Most industries have been trying to ramp up sustainability efforts lately. But in shipping, becoming more eco-friendly has been an uphill struggle for some time.
Because the vessels used to transport essential goods run on high-carbon fossil fuels, and so many of them are required to cater to global demand, the shipping industry contributes to a significant percentage of CO2 emissions. And this percentage will only rise as the shipping industry grows.
So, as it stands, the global warming reduction targets so many countries promised to help achieve in the Paris Agreement are taking a backseat — and the International Maritime Organization’s (IMO) plan to cut annual greenhouse gas emissions from international shipping by at least half by 2050 seem like a distant dream.
But things reached a turning point during the COP26 summit last year.
At this international climate conference, 22 countries, including the UK, signed up to the Clydebank Declaration. This contract saw signatories pledge to establish zero-emission shipping routes known as green corridors (ensuring at least six are set up by 2025) to reduce the shipping industry’s carbon footprint.
As we work towards this much-needed yet highly ambitious target, we look at how developing green corridors will help decarbonise the shipping industry — and the obstacles standing in their way…
Providing eco-friendly passageways
Green corridors are specific trade routes between major port hubs where every effort has been made to minimise the carbon emissions of the shipping operations that pass through them.
Any technology, programme or resource could be deployed within green corridors so long as it helps promote zero-carbon shipping. For instance, green corridors might necessitate the use of low-carbon alternatives to traditional fuels like biodiesel and methanol — or encourage the use of route-optimising systems that use artificial intelligence (AI) to streamline shipping journeys and minimise wasted fuel.
Take the project that Schneider Electric is acting as a partner on as an example. The French multinational is helping to deliver the UK’s first green corridor between Dover, UK, and Calais and Dunkirk in France — a channel that accounts for more than a third of British ferry traffic. The corridor will provide electrical power to berthed vessels, also known as shore power.
Not only do green corridors like this have the potential to decarbonise shipping operations between the two ports where they are installed, but they can also have a hugely positive ripple effect on the entire shipping industry.
The development of green corridors will mobilise demand for renewable fuels and accelerate investment in the solutions that will take the shipping industry closer to net zero. Green corridors will also show countries which solutions are scalable and, if executed successfully, give other nations the confidence to implement them — promoting lower-emission shipping operations across the globe.
However, we are not quite ready for green corridors to start traversing our seas.
Overcoming obstacles to development
There are various considerations that need addressing before we reach the goals of the Clydebank Declaration.

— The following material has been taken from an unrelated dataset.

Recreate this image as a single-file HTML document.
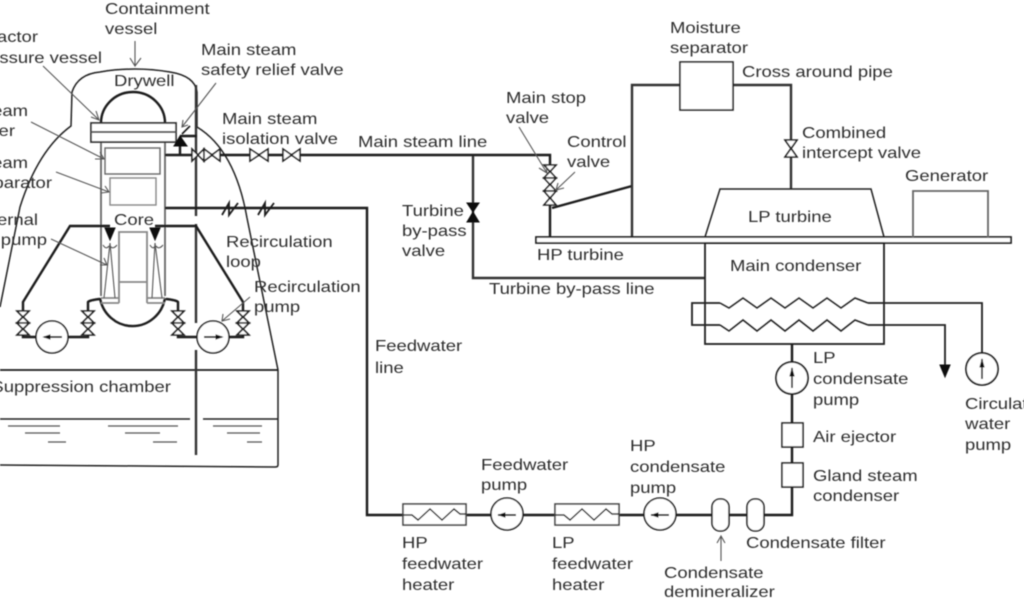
<!DOCTYPE html>
<html><head><meta charset="utf-8"><style>
html,body{margin:0;padding:0;background:#fff;width:1024px;height:600px;overflow:hidden}
svg{display:block}
text{font-family:"Liberation Sans",sans-serif;font-size:16px;fill:#2e2e2e;transform-box:fill-box;transform-origin:0 50%;transform:scaleX(1.155)}
text.e{transform-origin:100% 50%}
.l{fill:none;stroke:#1c1c1c;stroke-width:2.4}
.t{fill:none;stroke:#222;stroke-width:1.5}
.g{fill:none;stroke:#666;stroke-width:1.8}
.a{fill:none;stroke:#555;stroke-width:1.1}
.v{fill:#fff;stroke:#222;stroke-width:1.6}
.s{fill:#111;stroke:#111;stroke-width:1}
</style></head><body>
<svg width="1024" height="600" viewBox="0 0 1024 600" xmlns="http://www.w3.org/2000/svg">
<defs><filter id="b" x="-2%" y="-2%" width="104%" height="104%"><feGaussianBlur stdDeviation="0.55"/></filter></defs>
<g filter="url(#b)">
<!-- containment -->
<path class="t" d="M0 307 L20 207 Q38 150 71 126 L72 92 Q78 74 100 72 Q135 66 170 72 Q195 76 197 92 L197 127 Q235 150 247 218 L278 370 L278 465 Q278 467 275 467 L0 465"/>
<path class="l" style="stroke-width:1.8" d="M0 370 H278"/>
<path class="t" d="M0 419 H190 M203 419 H278"/>
<path class="l" d="M196 85 V127 M196 127 V216 M196 224 V323 M196 350 V455" style="stroke:#333"/>
<g stroke="#555" stroke-width="1.2"><path d="M8 426H60M25 433H60M48 442H66M108 426H178M125 433H160M153 442H177M213 426H262M227 433H260M247 442H262"/></g>
<!-- RPV -->
<path class="g" d="M101 142 V296 M165 142 V296"/>
<path class="l" d="M101 123 A32 31 0 0 1 165 123"/>
<rect x="91" y="123" width="85" height="19" fill="#fff" stroke="#333" stroke-width="1.8"/>
<path d="M91 132 H176" stroke="#555" stroke-width="2"/>
<rect x="105" y="148" width="55" height="26" fill="none" stroke="#666" stroke-width="1.4"/>
<rect x="110" y="178" width="46" height="27" fill="none" stroke="#888" stroke-width="1.4"/>
<path class="l" d="M100 298 A33 34 0 0 0 165 298"/>
<path class="g" style="stroke:#888" d="M119 303 V232 H147 V303 M119 282 H147 M101 303 H119 M147 303 H165 M101 298 H119 M147 298 H165"/>
<path class="a" d="M104 298 L110 243 M115 298 L110 243 M152 298 L155 243 M162 298 L155 243 M103 245 Q106 250 109 246 M110 246 Q113 250 117 245 M150 245 Q153 250 155 246 M156 246 Q159 250 163 245"/>
<!-- recirc -->
<path class="l" d="M110 226 H70 L23 302 V337 H88 V302 Q90 300 100 299"/>
<path class="l" d="M155 226 H196 L243 302 V337 H178 V302 Q176 300 166 299"/>
<path class="s" d="M105 228 H115 L110 240Z M150 228 H160 L155 240Z"/>
<circle cx="52" cy="337" r="16" fill="#fff" stroke="#222" stroke-width="1.6"/>
<circle cx="213" cy="337" r="16" fill="#fff" stroke="#222" stroke-width="1.6"/>
<path d="M44 337 H62 M204 337 H222" stroke="#111" stroke-width="1.8"/>
<path class="s" d="M44 337 L50 335 V339Z M222 337 L216 335 V339Z"/>
<g class="v"><path d="M17 311 H29 L17 323 H29Z"/><path d="M17 323 H29 L17 335 H29Z"/><path d="M82 311 H94 L82 323 H94Z"/><path d="M82 323 H94 L82 335 H94Z"/><path d="M172 311 H184 L172 323 H184Z"/><path d="M172 323 H184 L172 335 H184Z"/><path d="M237 311 H249 L237 323 H249Z"/><path d="M237 323 H249 L237 335 H249Z"/></g>
<!-- main steam -->
<path class="l" d="M165 155 H550 V240"/>
<path class="l" d="M473 156 V278 H705" style="stroke:#333"/>
<path class="l" d="M180 155 V144 M180 136 H197"/>
<path class="s" d="M174 146 H187 L180 136Z"/>
<path class="l" style="stroke-width:1.6" d="M182 134 L190 126"/>
<g class="v"><path d="M192 149 V161 L204 149 V161Z"/><path d="M204 149 V161 L220 149 V161Z"/><path d="M250 149 V161 L268 149 V161Z"/><path d="M283 149 V161 L300 149 V161Z"/></g>
<path class="s" d="M467 203 H479 L473 212 L479 222 H467 L473 212Z"/>
<g class="v"><path d="M544 165 H556 L544 178 H556Z"/><path d="M544 178 H556 L544 191 H556Z"/><path d="M544 191 H556 L544 205 H556Z"/></g>
<path class="l" d="M552 208 L632 186"/>
<path class="l" d="M632 240 V85 H680 M733 85 H791 V140 M791 157 V189" style="stroke:#333"/>
<rect x="680" y="62" width="53" height="48" fill="#fff" stroke="#222" stroke-width="1.6"/>
<path class="v" d="M785 140 H797 L785 157 H797Z"/>
<!-- shaft / turbine -->
<path d="M536 237 H1011 V243 H536Z" fill="#fff" stroke="#222" stroke-width="1.8"/>
<path class="t" d="M705 237 L720 189 H871 L884 237"/>
<path class="g" d="M913 238 V191 H988 V238"/>
<rect x="705" y="243" width="179" height="101" fill="none" stroke="#222" stroke-width="1.8"/>
<path class="t" style="stroke-width:1.8" d="M868 303 H982 V355 M868 325 H945 V372 M720 303 H692 V325 H720"/>
<path class="t" d="M720 303 L729 308 L743 298 L757 308 L771 298 L785 308 L799 298 L813 308 L827 298 L841 308 L855 298 L868 303"/>
<path class="t" d="M720 325 L729 331 L743 320 L757 331 L771 320 L785 331 L799 320 L813 331 L827 320 L841 331 L855 320 L868 325"/>
<path class="s" d="M940 365 H950 L945 377Z"/>
<circle cx="982" cy="369" r="16" fill="#fff" stroke="#222" stroke-width="1.8"/>
<path d="M982 359 V379" stroke="#111" stroke-width="1.6"/><path class="s" d="M982 360 L980 367 H984Z"/>
<!-- condensate -->
<path class="l" d="M792 344 V515 H367 V208 H165"/>
<circle cx="792" cy="378" r="16" fill="#fff" stroke="#222" stroke-width="1.8"/>
<path d="M792 368 V388" stroke="#111" stroke-width="1.6"/><path class="s" d="M792 369 L790 376 H794Z"/>
<rect x="782" y="423" width="21" height="24" fill="#fff" stroke="#222" stroke-width="1.6"/>
<rect x="782" y="463" width="21" height="24" fill="#fff" stroke="#222" stroke-width="1.6"/>
<rect x="403" y="504" width="63" height="21" fill="#fff" stroke="#444" stroke-width="1.6"/>
<rect x="555" y="504" width="64" height="21" fill="#fff" stroke="#444" stroke-width="1.6"/>
<path class="t" d="M403 515 H412 L418 520 L430 509 L442 520 L454 509 L460 514 H466 M555 515 H564 L570 520 L582 509 L594 520 L606 509 L612 514 H619"/>
<circle cx="507" cy="514" r="16" fill="#fff" stroke="#222" stroke-width="1.6"/>
<circle cx="660" cy="514" r="16" fill="#fff" stroke="#222" stroke-width="1.6"/>
<path d="M498 515 H516 M651 515 H669" stroke="#111" stroke-width="1.8"/>
<path class="s" d="M499 515 L505 513 V517Z M652 515 L658 513 V517Z"/>
<rect x="712" y="499" width="17" height="32" rx="8" fill="#fff" stroke="#222" stroke-width="1.6"/>
<rect x="747" y="499" width="17" height="32" rx="8" fill="#fff" stroke="#222" stroke-width="1.6"/>
<!-- check valves -->
<path class="l" style="stroke-width:1.8" d="M222 215 L229 203 V215 L238 203 M258 215 L265 203 V215 L274 203"/>
<!-- leaders -->
<g class="a">
<path d="M135 41 V66 M130 58 L135 66 L141 58"/>
<path d="M43 66 L99 120 M91 117 L99 120 L96 111"/>
<path d="M31 122 L104 159 M95 159 L104 159 L100 152"/>
<path d="M56 172 L109 192 M101 193 L109 192 L105 186"/>
<path d="M51 239 L107 265 M100 265 L107 265 L104 258"/>
<path d="M216 83 L182 127 M188 125 L182 127 L183 120"/>
<path d="M250 297 L222 321 M223 314 L222 321 L230 319"/>
<path d="M519 127 L547 173 M539 168 L547 173 L546 164"/>
<path d="M575 172 L556 190 M558 183 L556 190 L564 188"/>
<path d="M721 561 V536 M717 543 L721 536 L725 543"/>
</g>
<!-- labels -->
<text x="105" y="14">Containment</text><text x="105" y="34">vessel</text>
<text class="e" x="38" y="42" text-anchor="end">Reactor</text><text class="e" x="102" y="63" text-anchor="end">pressure vessel</text>
<text class="e" x="28" y="116" text-anchor="end">Steam</text><text class="e" x="15" y="136" text-anchor="end">dryer</text>
<text class="e" x="28" y="168" text-anchor="end">Steam</text><text class="e" x="52" y="188" text-anchor="end">separator</text>
<text class="e" x="38" y="225" text-anchor="end">Internal</text><text class="e" x="47" y="245" text-anchor="end">pump</text>
<text x="114" y="86">Drywell</text><text x="114" y="225">Core</text>
<text x="201" y="55">Main steam</text><text x="201" y="75">safety relief valve</text>
<text x="222" y="124">Main steam</text><text x="222" y="144">isolation valve</text>
<text x="358" y="147">Main steam line</text>
<text x="506" y="103">Main stop</text><text x="506" y="123">valve</text>
<text x="567" y="147">Control</text><text x="567" y="167">valve</text>
<text x="670" y="33">Moisture</text><text x="670" y="53">separator</text>
<text x="742" y="77">Cross around pipe</text>
<text x="802" y="138">Combined</text><text x="802" y="158">intercept valve</text>
<text x="905" y="181">Generator</text>
<text x="748" y="222">LP turbine</text>
<text x="537" y="260">HP turbine</text>
<text x="730" y="271">Main condenser</text>
<text x="402" y="216">Turbine</text><text x="402" y="236">by-pass</text><text x="402" y="256">valve</text>
<text x="489" y="294">Turbine by-pass line</text>
<text x="226" y="247">Recirculation</text><text x="226" y="267">loop</text>
<text x="254" y="292">Recirculation</text><text x="254" y="312">pump</text>
<text x="375" y="351">Feedwater</text><text x="375" y="373">line</text>
<text class="e" x="171" y="392" text-anchor="end">Suppression chamber</text>
<text x="813" y="363">LP</text><text x="813" y="384">condensate</text><text x="813" y="405">pump</text>
<text x="965" y="409">Circulating</text><text x="965" y="429">water</text><text x="965" y="450">pump</text>
<text x="813" y="442">Air ejector</text>
<text x="813" y="481">Gland steam</text><text x="813" y="501">condenser</text>
<text x="630" y="451">HP</text><text x="630" y="472">condensate</text><text x="630" y="493">pump</text>
<text x="481" y="470">Feedwater</text><text x="481" y="490">pump</text>
<text x="746" y="548">Condensate filter</text>
<text x="402" y="548">HP</text><text x="402" y="569">feedwater</text><text x="402" y="590">heater</text>
<text x="552" y="548">LP</text><text x="552" y="569">feedwater</text><text x="552" y="590">heater</text>
<text x="664" y="578">Condensate</text><text x="664" y="597">demineralizer</text>
</g>
</svg>
</body></html>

Currently, zero-emission fuels are not a cost-competitive option. So, if the shipping industry is to make the transition away from fossil fuels and green corridors are to emerge, we need substantial incentives and feed-in tariffs that ensure it is financially viable to switch to low-carbon fuels.
The sector also lacks the means to supply ships with adequate amounts of zero-carbon fuels. For example, according to the International Renewable Energy Agency, less than 0.2 megatons of renewable methanol is produced per year. As such, countries need to invest in renewable fuels to limit CO2 emissions and enable the development of green corridors.
Data processing can also be cumbersome and expensive, which limits the development of route-optimising capabilities that are so crucial to the introduction of green corridors. To resolve this issue, countries must invest in low-cost devices like data buoys, which gather and transmit critical information for use in journey planning.
And, of course, to prevent collisions between passing vehicles between the busy ports where green corridors will be established, the right marine aids to navigation (AtoN) must be deployed. Critical solutions like navigation buoys and lights help mark safe lines of passage to ensure ships do not veer too close to obstructions and help them navigate port entrances and exits safely. Equally, the information collected from data buoys can help ships plan more efficient routes, use less fuel and bring us closer to a world with ample green corridors.